Revolutions with numbers

By | 28th May 2013

Thomas Paine was born in Thetford in Norfolk in 1737 and died in NYC in 1809 and is credited with being the inspiration behind the decision which led America to secede from Britain.

Paine had an extraordinary life. Starting as a corset maker by trade, he emigrated to the USA and participated in the revolution there. Despite his nationality and his inability to speak French, he became a member of the National Convention in Paris at the time of the French Revolution.

He was also the author of a number of highly controversial and influential pamphlets such as The Rights of Man in support of the French Revolution and Common Sense in support of American independence from Britain, which led John Adams to say:

without the pen of the author of Common Sense, the sword of Washington would have been raised in vain.”

Even if she did not lead a revolution, Isabel Allende is a modern writer and prolific author who escaped a revolution in her native Chile when her cousin, the then President of the Republic, Salvador Allende, was assassinated in the coup which brought General Pinochet to power.  

Patt Morrison interviewed Isabel Allende for the Los Angeles Times on May 1st 2013. The writer of magical realism such as The Island beneath the Sea (Haiti and slavery in the 18th Century) and The House of the Spirits bemoaned the fact that the future of the written word was bleak. She commented that children no longer read books,  newspapers or reviews. Everything is online. From her experience, there are no manuscripts any more. An agent receives a clean copy after thousands of corrections have been made and the originals have been destroyed. No one will be able to study the corrections made while writing of an author such as Mark Twain. She accepts that she herself uses a Kindle on which she can have 20,000 books. She says that books will become rare objects, something for collectors. She concludes:

“I think we are reaching the point where the technology needs to be controlled in some way. I think every person will feel the need for some time of silence. We are too connected. There’s noise in our heads all the time.”

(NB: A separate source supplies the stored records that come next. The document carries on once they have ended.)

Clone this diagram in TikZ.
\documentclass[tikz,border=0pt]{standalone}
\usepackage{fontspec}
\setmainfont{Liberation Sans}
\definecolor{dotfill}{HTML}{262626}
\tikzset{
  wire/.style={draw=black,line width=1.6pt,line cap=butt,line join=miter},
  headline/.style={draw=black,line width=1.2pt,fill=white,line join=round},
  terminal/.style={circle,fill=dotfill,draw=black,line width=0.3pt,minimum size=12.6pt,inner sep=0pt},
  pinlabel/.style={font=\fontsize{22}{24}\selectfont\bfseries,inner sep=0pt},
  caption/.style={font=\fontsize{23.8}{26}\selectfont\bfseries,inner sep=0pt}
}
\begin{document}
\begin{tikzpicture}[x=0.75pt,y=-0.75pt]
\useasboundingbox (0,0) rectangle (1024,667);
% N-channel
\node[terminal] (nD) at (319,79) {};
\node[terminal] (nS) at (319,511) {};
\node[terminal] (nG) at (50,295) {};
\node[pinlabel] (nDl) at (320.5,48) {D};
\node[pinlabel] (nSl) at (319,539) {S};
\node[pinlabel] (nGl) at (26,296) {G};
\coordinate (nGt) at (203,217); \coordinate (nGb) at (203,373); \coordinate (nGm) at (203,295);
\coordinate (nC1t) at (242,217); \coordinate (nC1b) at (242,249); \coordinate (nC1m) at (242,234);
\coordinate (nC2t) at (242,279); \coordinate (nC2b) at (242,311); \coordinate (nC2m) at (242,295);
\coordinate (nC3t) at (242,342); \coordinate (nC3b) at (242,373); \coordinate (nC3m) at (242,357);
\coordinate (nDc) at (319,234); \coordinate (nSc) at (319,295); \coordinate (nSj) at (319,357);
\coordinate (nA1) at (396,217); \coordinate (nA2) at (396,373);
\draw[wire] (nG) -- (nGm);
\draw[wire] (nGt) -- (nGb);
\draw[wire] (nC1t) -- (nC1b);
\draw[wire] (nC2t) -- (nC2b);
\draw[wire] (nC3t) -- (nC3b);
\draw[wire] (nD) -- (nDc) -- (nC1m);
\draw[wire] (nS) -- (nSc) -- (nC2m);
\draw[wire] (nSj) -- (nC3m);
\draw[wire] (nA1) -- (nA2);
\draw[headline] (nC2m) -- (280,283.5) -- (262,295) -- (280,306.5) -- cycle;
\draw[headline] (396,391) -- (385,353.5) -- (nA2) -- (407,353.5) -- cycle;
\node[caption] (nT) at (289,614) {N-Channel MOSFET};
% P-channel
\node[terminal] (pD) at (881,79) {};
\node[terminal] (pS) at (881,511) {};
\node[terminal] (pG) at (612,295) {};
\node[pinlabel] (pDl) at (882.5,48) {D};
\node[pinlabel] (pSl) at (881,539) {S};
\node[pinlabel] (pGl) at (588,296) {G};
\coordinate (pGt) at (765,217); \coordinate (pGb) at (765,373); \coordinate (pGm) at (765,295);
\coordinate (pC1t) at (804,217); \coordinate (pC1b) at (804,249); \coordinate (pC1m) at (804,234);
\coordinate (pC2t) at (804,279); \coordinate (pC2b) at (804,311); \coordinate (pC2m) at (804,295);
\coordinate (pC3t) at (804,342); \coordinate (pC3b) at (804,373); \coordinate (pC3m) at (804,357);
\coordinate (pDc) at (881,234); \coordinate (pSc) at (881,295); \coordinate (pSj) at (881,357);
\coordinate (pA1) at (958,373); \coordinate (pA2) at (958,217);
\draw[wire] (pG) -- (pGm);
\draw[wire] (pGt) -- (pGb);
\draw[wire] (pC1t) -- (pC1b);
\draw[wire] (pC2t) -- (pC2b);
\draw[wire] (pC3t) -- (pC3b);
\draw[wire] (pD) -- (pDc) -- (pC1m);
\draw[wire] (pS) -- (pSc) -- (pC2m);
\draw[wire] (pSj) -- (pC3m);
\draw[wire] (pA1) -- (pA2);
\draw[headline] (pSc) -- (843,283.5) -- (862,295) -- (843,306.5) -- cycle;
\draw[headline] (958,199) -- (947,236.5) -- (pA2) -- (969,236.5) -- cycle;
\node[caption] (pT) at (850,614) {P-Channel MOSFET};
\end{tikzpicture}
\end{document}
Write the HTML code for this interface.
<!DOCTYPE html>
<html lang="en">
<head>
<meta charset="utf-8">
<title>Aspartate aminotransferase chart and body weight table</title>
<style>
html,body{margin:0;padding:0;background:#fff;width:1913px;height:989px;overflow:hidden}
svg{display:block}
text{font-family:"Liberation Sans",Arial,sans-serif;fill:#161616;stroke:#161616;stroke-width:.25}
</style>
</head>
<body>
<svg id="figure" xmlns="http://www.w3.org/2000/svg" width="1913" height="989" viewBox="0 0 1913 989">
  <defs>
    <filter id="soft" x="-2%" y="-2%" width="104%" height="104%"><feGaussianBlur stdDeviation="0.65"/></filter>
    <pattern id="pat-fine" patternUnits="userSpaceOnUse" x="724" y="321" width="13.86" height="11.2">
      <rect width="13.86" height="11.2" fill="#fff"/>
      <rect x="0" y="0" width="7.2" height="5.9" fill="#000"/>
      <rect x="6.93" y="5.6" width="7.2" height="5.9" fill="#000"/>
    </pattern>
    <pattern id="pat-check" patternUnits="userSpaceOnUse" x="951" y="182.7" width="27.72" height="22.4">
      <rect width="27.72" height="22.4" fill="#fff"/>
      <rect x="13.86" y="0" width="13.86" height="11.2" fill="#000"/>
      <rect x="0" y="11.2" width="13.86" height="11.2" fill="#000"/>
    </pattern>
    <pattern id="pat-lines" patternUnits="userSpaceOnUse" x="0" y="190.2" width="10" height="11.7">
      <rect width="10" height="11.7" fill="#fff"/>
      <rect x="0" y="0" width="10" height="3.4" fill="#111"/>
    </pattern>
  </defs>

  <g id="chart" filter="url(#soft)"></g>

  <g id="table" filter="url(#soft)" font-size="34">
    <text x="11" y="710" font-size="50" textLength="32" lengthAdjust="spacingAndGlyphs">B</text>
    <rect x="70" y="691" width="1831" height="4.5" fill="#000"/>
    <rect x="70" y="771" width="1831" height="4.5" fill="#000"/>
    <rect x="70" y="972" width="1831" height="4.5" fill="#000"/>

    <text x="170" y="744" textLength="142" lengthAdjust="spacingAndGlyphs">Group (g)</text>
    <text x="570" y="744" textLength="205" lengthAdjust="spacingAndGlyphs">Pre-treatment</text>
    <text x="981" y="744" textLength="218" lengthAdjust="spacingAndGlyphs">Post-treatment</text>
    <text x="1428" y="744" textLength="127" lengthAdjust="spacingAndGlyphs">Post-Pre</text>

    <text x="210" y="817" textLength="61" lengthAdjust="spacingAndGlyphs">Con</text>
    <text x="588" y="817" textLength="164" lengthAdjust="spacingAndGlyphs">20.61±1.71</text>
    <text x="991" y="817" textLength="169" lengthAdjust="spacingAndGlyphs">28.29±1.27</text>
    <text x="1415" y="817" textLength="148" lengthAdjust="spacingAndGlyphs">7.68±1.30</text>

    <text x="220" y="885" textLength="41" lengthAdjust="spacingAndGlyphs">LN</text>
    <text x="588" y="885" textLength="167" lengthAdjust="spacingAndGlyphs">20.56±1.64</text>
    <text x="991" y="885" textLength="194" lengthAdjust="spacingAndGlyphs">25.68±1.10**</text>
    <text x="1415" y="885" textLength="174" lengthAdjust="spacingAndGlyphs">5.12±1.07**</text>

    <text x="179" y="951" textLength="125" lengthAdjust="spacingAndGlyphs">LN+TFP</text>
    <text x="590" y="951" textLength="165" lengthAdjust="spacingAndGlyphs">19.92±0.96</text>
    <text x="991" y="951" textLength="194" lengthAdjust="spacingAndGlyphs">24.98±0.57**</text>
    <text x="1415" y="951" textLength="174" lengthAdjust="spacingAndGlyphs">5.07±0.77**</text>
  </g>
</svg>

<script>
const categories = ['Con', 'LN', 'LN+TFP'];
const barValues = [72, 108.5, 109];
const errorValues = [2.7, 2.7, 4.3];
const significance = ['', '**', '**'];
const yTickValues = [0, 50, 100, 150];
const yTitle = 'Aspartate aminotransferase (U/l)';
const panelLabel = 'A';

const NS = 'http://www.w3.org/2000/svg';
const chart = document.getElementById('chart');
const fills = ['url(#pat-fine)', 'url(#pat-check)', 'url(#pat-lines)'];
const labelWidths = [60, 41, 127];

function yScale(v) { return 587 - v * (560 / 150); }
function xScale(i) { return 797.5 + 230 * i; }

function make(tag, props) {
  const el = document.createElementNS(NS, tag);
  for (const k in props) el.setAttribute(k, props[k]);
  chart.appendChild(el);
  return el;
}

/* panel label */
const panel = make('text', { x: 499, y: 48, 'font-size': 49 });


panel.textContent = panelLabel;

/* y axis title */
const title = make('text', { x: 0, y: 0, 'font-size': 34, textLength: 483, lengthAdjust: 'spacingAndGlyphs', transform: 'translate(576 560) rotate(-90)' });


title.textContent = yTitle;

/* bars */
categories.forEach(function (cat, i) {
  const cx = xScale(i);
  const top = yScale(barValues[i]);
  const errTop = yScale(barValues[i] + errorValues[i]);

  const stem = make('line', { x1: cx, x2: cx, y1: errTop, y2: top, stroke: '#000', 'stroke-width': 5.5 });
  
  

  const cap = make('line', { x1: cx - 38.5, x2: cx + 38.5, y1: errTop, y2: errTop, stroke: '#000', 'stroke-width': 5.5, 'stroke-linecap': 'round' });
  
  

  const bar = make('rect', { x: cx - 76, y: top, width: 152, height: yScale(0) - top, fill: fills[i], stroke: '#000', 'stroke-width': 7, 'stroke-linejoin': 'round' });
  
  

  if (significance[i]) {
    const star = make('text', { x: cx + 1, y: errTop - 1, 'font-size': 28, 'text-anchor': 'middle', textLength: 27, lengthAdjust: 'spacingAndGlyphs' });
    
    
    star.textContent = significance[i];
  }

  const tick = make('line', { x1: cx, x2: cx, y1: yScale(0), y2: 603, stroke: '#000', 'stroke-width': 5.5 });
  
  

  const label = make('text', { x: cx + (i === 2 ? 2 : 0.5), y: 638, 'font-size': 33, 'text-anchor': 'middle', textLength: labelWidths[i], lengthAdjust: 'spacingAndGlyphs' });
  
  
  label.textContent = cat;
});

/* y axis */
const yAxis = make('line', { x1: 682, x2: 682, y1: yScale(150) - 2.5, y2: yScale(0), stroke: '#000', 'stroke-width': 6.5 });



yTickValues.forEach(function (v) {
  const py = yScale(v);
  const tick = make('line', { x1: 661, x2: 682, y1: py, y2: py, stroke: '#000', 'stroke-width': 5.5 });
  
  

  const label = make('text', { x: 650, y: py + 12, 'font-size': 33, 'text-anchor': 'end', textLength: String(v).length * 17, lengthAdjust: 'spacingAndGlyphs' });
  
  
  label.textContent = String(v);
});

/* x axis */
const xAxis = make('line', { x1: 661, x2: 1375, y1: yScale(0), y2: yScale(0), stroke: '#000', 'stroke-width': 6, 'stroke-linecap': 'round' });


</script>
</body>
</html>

Depending on your point of view, matters may be getting worse.

According to IBM there are 4 times as many mobiles as there are PCs and laptops and there are twice as many as TVs. A typical mobile user uses the device 150 times a day, including 23 times for messages, 9 times for social media and 6 times for news. Many workplaces have a BYOD policy and 93% of companies express concerns about mobile security. By 2015, 40% of all business orientated devices will be mobile.

Whether you agree with Isabel Allende and/or IBM, what is clear is that the potential exists for a good deal of uncertainty and uncertainty is basically a “bad thing” for corporations involved in litigation and their lawyers.

It is said that uncertainty is the enemy of recovery. In economic terms, if companies cannot see the way forward clearly, investment and jobs will suffer. It is the same for lawyers and their clients with the new CPR. 

But perhaps there are signs that all is not lost. Leave aside the lamentable way in which the rules were introduced and ignore the frankly shabby way in which cases worth more than £2 million were excluded from the ambit of the new rules at the last moment. Forget the disappointing decision in Henry v News Group Newspapers. The rules have now been in force  for a couple of months and I think lawyers are coming to realise that we need to accept that we now have a clear direction forwards, even if we do not like it. On that basis, we should all be glad: lawyers, clients, judiciary and vendors!

I have written recently about numbers and this is an area where matters really can get worse. Compare, if you will, the succinct American Declaration of Independence and the wordy European Directive on bendy bananas (now abandoned). Now look at the tax burdens on the internet.

It has been calculated that there are 9646 tax burdens on the internet. I know of no way to verify the number but an example of the ingenuity of politicians who seek to extract the last penny from the rest of us is the 1400 word regulation in the US state of Wisconsin which regulates when tax is due on the sale of ice cream cake. When you work it out, the regulation seeks to impose a sales tax when the ratio of cream layers to cake layers reaches a certain level, leading to the situation where the sales are made over the internet, that it is the online retailer who has to act as tax collector. A revolution in the making in Milwaukee?

So where does this leave us? I used to listen to a BBC programme presented by John Ebden. It was only broadcast once a week and lasted a mere fifteen minutes. Whatever the subject matter he thought it worth discussing from the BBC sound archives, he always ended the programme with two remarks:

  1. Despite my very best endeavours, I have come to no firm conclusion, and
  2. If you have been, thanks for listening!

I fear I have come to no firm conclusion except that the world is becoming more complicated and the data we all have to deal with so is much more diverse, that something, somewhere has to give. In the meantime, technology should be regarded as the solution and defintiely not the problem.

In conclusion, if you have got this far, thanks for reading!